# Supplied material

========================================================================

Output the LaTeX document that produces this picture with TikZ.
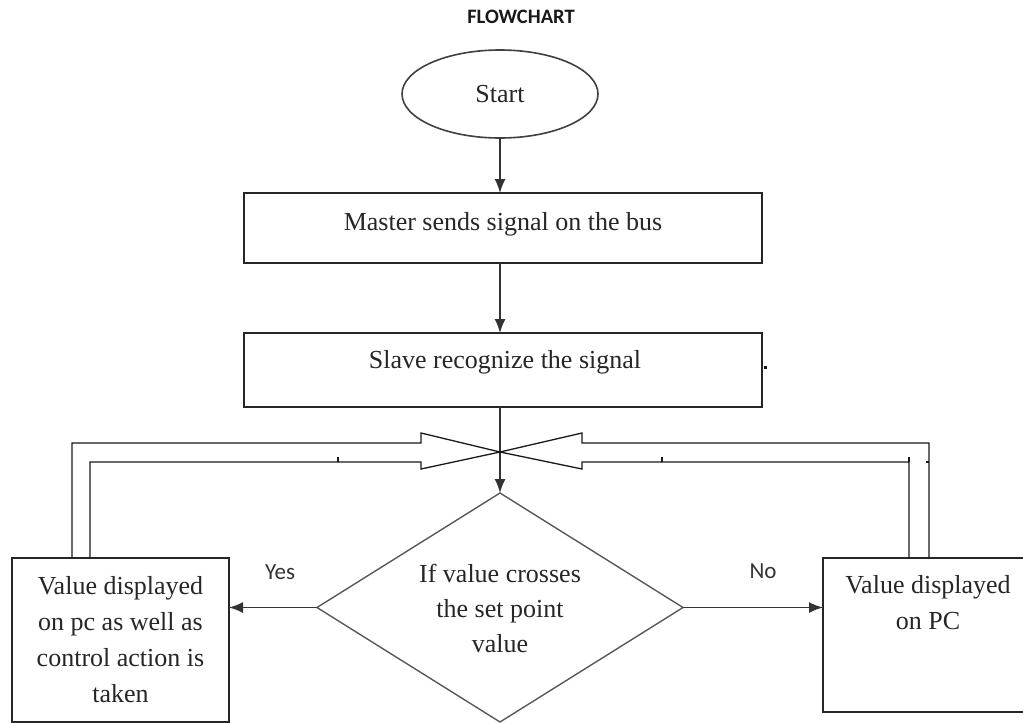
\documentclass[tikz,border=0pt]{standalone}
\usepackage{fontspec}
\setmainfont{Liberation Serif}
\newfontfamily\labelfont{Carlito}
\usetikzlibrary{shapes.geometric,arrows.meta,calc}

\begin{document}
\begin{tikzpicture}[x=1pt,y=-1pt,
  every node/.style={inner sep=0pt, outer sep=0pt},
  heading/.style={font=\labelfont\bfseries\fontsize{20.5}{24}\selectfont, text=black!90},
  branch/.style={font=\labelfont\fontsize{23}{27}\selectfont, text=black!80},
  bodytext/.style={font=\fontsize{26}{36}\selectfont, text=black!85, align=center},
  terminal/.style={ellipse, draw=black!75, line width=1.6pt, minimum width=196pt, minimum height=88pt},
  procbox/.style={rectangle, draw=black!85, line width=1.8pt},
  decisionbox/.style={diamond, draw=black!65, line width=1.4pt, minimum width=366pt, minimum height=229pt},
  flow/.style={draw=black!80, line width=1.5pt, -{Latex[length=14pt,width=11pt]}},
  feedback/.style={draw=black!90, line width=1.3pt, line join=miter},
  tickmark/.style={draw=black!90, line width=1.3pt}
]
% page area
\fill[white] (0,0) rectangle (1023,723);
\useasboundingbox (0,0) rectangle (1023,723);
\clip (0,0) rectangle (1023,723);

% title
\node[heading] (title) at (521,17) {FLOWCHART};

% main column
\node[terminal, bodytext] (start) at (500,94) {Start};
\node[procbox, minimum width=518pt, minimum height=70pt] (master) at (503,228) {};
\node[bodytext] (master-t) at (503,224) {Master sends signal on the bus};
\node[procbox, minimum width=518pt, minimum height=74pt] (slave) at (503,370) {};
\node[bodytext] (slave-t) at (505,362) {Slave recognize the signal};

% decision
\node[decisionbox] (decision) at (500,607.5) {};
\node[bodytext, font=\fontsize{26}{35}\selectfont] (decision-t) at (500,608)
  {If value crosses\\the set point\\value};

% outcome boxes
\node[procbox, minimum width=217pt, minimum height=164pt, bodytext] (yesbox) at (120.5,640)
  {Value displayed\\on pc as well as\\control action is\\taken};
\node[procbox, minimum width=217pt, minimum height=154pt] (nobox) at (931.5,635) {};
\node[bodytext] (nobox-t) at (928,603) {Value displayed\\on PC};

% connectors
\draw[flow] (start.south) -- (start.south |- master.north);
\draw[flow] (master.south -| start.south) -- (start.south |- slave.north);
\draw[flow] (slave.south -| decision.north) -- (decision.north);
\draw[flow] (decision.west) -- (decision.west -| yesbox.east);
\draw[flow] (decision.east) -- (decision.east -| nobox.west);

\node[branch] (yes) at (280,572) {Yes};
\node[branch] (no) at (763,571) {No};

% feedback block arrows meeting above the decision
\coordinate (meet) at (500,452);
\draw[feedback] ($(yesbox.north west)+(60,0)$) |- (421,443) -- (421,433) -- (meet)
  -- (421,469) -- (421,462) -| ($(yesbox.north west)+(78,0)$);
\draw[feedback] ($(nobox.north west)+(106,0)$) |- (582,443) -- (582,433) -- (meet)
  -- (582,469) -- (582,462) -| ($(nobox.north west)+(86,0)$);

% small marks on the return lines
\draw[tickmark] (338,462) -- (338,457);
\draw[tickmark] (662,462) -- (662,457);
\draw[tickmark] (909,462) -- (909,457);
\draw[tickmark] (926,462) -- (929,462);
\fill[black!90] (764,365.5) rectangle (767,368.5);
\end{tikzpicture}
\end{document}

========================================================================

# Set exercise
Your task is to reproduce all of the material exactly. The pictures stay out.

# Written reply
Output the LaTeX document that produces this picture with TikZ.
\documentclass[tikz,border=0pt]{standalone}
\usepackage{fontspec}
\setmainfont{Liberation Serif}
\newfontfamily\labelfont{Carlito}
\usetikzlibrary{shapes.geometric,arrows.meta,calc}

\begin{document}
\begin{tikzpicture}[x=1pt,y=-1pt,
  every node/.style={inner sep=0pt, outer sep=0pt},
  heading/.style={font=\labelfont\bfseries\fontsize{20.5}{24}\selectfont, text=black!90},
  branch/.style={font=\labelfont\fontsize{23}{27}\selectfont, text=black!80},
  bodytext/.style={font=\fontsize{26}{36}\selectfont, text=black!85, align=center},
  terminal/.style={ellipse, draw=black!75, line width=1.6pt, minimum width=196pt, minimum height=88pt},
  procbox/.style={rectangle, draw=black!85, line width=1.8pt},
  decisionbox/.style={diamond, draw=black!65, line width=1.4pt, minimum width=366pt, minimum height=229pt},
  flow/.style={draw=black!80, line width=1.5pt, -{Latex[length=14pt,width=11pt]}},
  feedback/.style={draw=black!90, line width=1.3pt, line join=miter},
  tickmark/.style={draw=black!90, line width=1.3pt}
]
% page area
\fill[white] (0,0) rectangle (1023,723);
\useasboundingbox (0,0) rectangle (1023,723);
\clip (0,0) rectangle (1023,723);

% title
\node[heading] (title) at (521,17) {FLOWCHART};

% main column
\node[terminal, bodytext] (start) at (500,94) {Start};
\node[procbox, minimum width=518pt, minimum height=70pt] (master) at (503,228) {};
\node[bodytext] (master-t) at (503,224) {Master sends signal on the bus};
\node[procbox, minimum width=518pt, minimum height=74pt] (slave) at (503,370) {};
\node[bodytext] (slave-t) at (505,362) {Slave recognize the signal};

% decision
\node[decisionbox] (decision) at (500,607.5) {};
\node[bodytext, font=\fontsize{26}{35}\selectfont] (decision-t) at (500,608)
  {If value crosses\\the set point\\value};

% outcome boxes
\node[procbox, minimum width=217pt, minimum height=164pt, bodytext] (yesbox) at (120.5,640)
  {Value displayed\\on pc as well as\\control action is\\taken};
\node[procbox, minimum width=217pt, minimum height=154pt] (nobox) at (931.5,635) {};
\node[bodytext] (nobox-t) at (928,603) {Value displayed\\on PC};

% connectors
\draw[flow] (start.south) -- (start.south |- master.north);
\draw[flow] (master.south -| start.south) -- (start.south |- slave.north);
\draw[flow] (slave.south -| decision.north) -- (decision.north);
\draw[flow] (decision.west) -- (decision.west -| yesbox.east);
\draw[flow] (decision.east) -- (decision.east -| nobox.west);

\node[branch] (yes) at (280,572) {Yes};
\node[branch] (no) at (763,571) {No};

% feedback block arrows meeting above the decision
\coordinate (meet) at (500,452);
\draw[feedback] ($(yesbox.north west)+(60,0)$) |- (421,443) -- (421,433) -- (meet)
  -- (421,469) -- (421,462) -| ($(yesbox.north west)+(78,0)$);
\draw[feedback] ($(nobox.north west)+(106,0)$) |- (582,443) -- (582,433) -- (meet)
  -- (582,469) -- (582,462) -| ($(nobox.north west)+(86,0)$);

% small marks on the return lines
\draw[tickmark] (338,462) -- (338,457);
\draw[tickmark] (662,462) -- (662,457);
\draw[tickmark] (909,462) -- (909,457);
\draw[tickmark] (926,462) -- (929,462);
\fill[black!90] (764,365.5) rectangle (767,368.5);
\end{tikzpicture}
\end{document}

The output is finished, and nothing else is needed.